Я стоял и молчал. Гомон стихал, люди смотрели на меня, ожидая чего-то.
— Приветствую вас, уважаемые люди. Я вас выслушал. Что вы от меня хотите? Чтобы я разогнал всех бандитов на землях, где есть свой Улахан Тойон? Мы тут мимо проходили и решили помочь своим соотечественникам. Так что больше на нас не надейтесь. У вас почти пятьдесят мужчин, если бы каждый один раз ткнул эту мерзость вилами, у вас не было бы проблем. Ну ладно. За преступления против законной власти, грабежи, насилия и убийства, по закону Отца основателя, этот человек приговаривается к высшей мере социальной защиты населения.
Виселицу строить не стали, повесили на крепком суку столетней чинары, прям на площади.
Больше никаких торжественных проводов на тот свет мы не устраивали. Всё быстро и функционально. Приехали, зашли в село с двух-трех сторон, постреляли и ушли. В одном только ауле я зашел в харчевню и приказал хозяину:
— Соберёшь муннях, выберете нового старосту. Если кто будет возбухать — все вопросы к Улахан Тойону. Свободен.
К какому из Тойонов обращаться, я не уточнял. Не барское это дело. Я вывесил на шесте возле дома бея оранжевую тряпку, примерно такую же, как и мои бывшие трусы. Мы покинули аул, взгромоздились в рыдваны и двинули дальше.

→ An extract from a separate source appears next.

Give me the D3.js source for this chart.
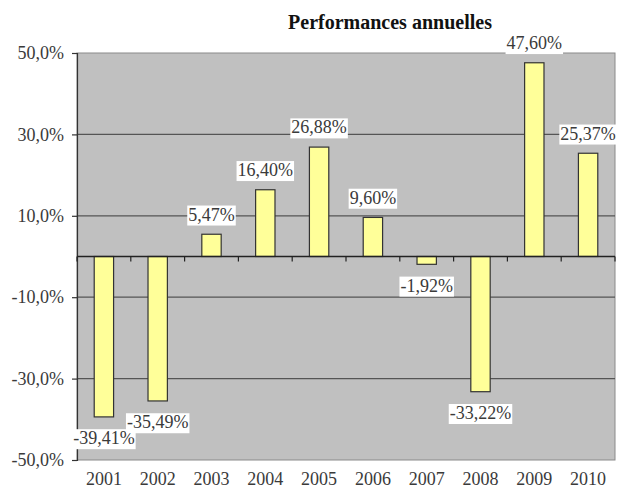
<!DOCTYPE html>
<html>
<head>
<meta charset="utf-8">
<script src="https://cdn.jsdelivr.net/npm/d3@7"></script>
<style>
  html, body { margin: 0; padding: 0; background: #fff; }
  svg { display: block; }
</style>
</head>
<body>
<svg id="chart" width="618" height="490"></svg>
<script>
// Annual performance, in percent
const years = ["2001", "2002", "2003", "2004", "2005", "2006", "2007", "2008", "2009", "2010"];
const performances = [-39.41, -35.49, 5.47, 16.40, 26.88, 9.60, -1.92, -33.22, 47.60, 25.37];
const yTicks = [50, 30, 10, -10, -30, -50];
const chartTitle = "Performances annuelles";

const fr = d3.formatLocale({ decimal: ",", thousands: " ", grouping: [3], currency: ["", " €"], minus: "-" });
const fmtTick = v => fr.format(".1f")(v) + "%";
const fmtLabel = v => fr.format(".2f")(v) + "%";

const svg = d3.select("#chart");
const margin = { left: 77, right: 3, top: 53, bottom: 30 };
const W = 618, H = 490;
const serif = "'Liberation Serif', 'DejaVu Serif', serif";
const textColor = "#3a3a3a";

const x = d3.scaleBand().domain(years).range([margin.left, W - margin.right]).paddingInner(0.64).paddingOuter(0.32);
const y = d3.scaleLinear().domain([-50, 50]).range([H - margin.bottom, margin.top]);

// plot area
svg.append("rect")
  .attr("x", margin.left).attr("y", margin.top)
  .attr("width", W - margin.right - margin.left).attr("height", y(-50) - margin.top)
  .attr("fill", "#c0c0c0").attr("stroke", "#8a8a8a").attr("stroke-width", 1);

// gridlines
svg.append("g").selectAll("line")
  .data(yTicks.filter(t => Math.abs(t) !== 50))
  .join("line")
  .attr("x1", margin.left).attr("x2", W - margin.right)
  .attr("y1", d => y(d)).attr("y2", d => y(d))
  .attr("stroke", "#555").attr("stroke-width", 1.2);

// y axis
const yAxis = svg.append("g")
  .attr("transform", `translate(${margin.left},0)`)
  .call(d3.axisLeft(y).tickValues(yTicks).tickFormat(fmtTick).tickSize(5).tickPadding(8));
yAxis.select(".domain").attr("stroke", "#333").attr("stroke-width", 1.2);
yAxis.selectAll(".tick line").attr("stroke", "#333").attr("stroke-width", 1.2);
yAxis.selectAll("text").attr("font-family", serif).attr("font-size", 18).attr("fill", textColor);

// bars
svg.append("g").selectAll("rect")
  .data(years.map((yr, i) => ({ yr, v: performances[i] })))
  .join("rect")
  .attr("x", d => x(d.yr))
  .attr("width", x.bandwidth())
  .attr("y", d => y(Math.max(0, d.v)))
  .attr("height", d => Math.abs(y(d.v) - y(0)))
  .attr("fill", "#ffff99").attr("stroke", "#333").attr("stroke-width", 1.2);

// zero axis with category separators
const step = x.step();
const zeroG = svg.append("g");
zeroG.append("line")
  .attr("x1", margin.left).attr("x2", W - margin.right)
  .attr("y1", y(0)).attr("y2", y(0))
  .attr("stroke", "#222").attr("stroke-width", 1.4);
zeroG.selectAll("line.sep")
  .data(d3.range(years.length + 1))
  .join("line").attr("class", "sep")
  .attr("x1", i => margin.left + i * step).attr("x2", i => margin.left + i * step)
  .attr("y1", y(0)).attr("y2", y(0) + 5)
  .attr("stroke", "#222").attr("stroke-width", 1.2);

// category labels
svg.append("g").selectAll("text")
  .data(years)
  .join("text")
  .attr("x", d => x(d) + x.bandwidth() / 2)
  .attr("y", H - 5)
  .attr("text-anchor", "middle")
  .attr("font-family", serif).attr("font-size", 18).attr("fill", textColor)
  .text(d => d);

// value labels on white boxes
const labels = svg.append("g").selectAll("g")
  .data(years.map((yr, i) => ({ yr, v: performances[i] })))
  .join("g")
  .attr("transform", d => {
    const cx = x(d.yr) + x.bandwidth() / 2;
    const cy = d.v >= 0 ? y(d.v) - 20 : y(d.v) + 21;
    return `translate(${cx},${cy})`;
  });
labels.append("rect").attr("fill", "#fff");
labels.append("text")
  .attr("text-anchor", "middle").attr("dy", "0.35em")
  .attr("font-family", serif).attr("font-size", 18).attr("fill", textColor)
  .text(d => fmtLabel(d.v));
labels.each(function () {
  const g = d3.select(this);
  const bb = g.select("text").node().getBBox();
  g.select("rect")
    .attr("x", bb.x - 1).attr("y", bb.y + 1)
    .attr("width", bb.width + 2).attr("height", bb.height);
});

// title
svg.append("text")
  .attr("x", 390).attr("y", 29)
  .attr("text-anchor", "middle")
  .attr("font-family", serif).attr("font-size", 20).attr("font-weight", "bold").attr("fill", "#111")
  .text(chartTitle);
</script>
</body>
</html>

Положение, судя по всему, было аховое. Мы летели вдоль речки Кирон-Ая в сторону столицы края города Улукун, и практически в каждом третьем ауле производили смену власти. Срывали желтые флаги и вешали свои. Оранжевая контрреволюция у нас. К вечеру мне всё это надоело, я тут не нанимался чистильщиком работать. Надо съездить, узнать, долго ли местные власти телиться собираются. С такими темпами мы до столицы не доедем и за десять дней. Пока мы выигрывали в темпе, а успех и отсутствие потерь — это явление временное, только за счёт внезапности. Если коммунары прочухают, что мы здесь, то наверняка вышлют своим подкрепление.
Вечером я позвонил Тыгыну и обрисовал ситуацию.
— Мы прошли вдоль Кирон-Ая от Омукучана до Ынахсыта. Из восемнадцати деревень — в семи нами обнаружены и уничтожены ячейки бедноты и комитеты. Агитаторы, активисты расстреляны. Комиссар повешен. Остальные деревни коммунарами разграблены, зерно вывезено, люди испуганы и прячутся кто где. Твои добровольцы почистили только окраины возле границ, а чем ближе к городу, тем положение хуже. Мы не можем гоняться за каждым отщепенцем по косогорам. Ты просил меня узнать, как дела, так я тебе докладываю. Дела херовые.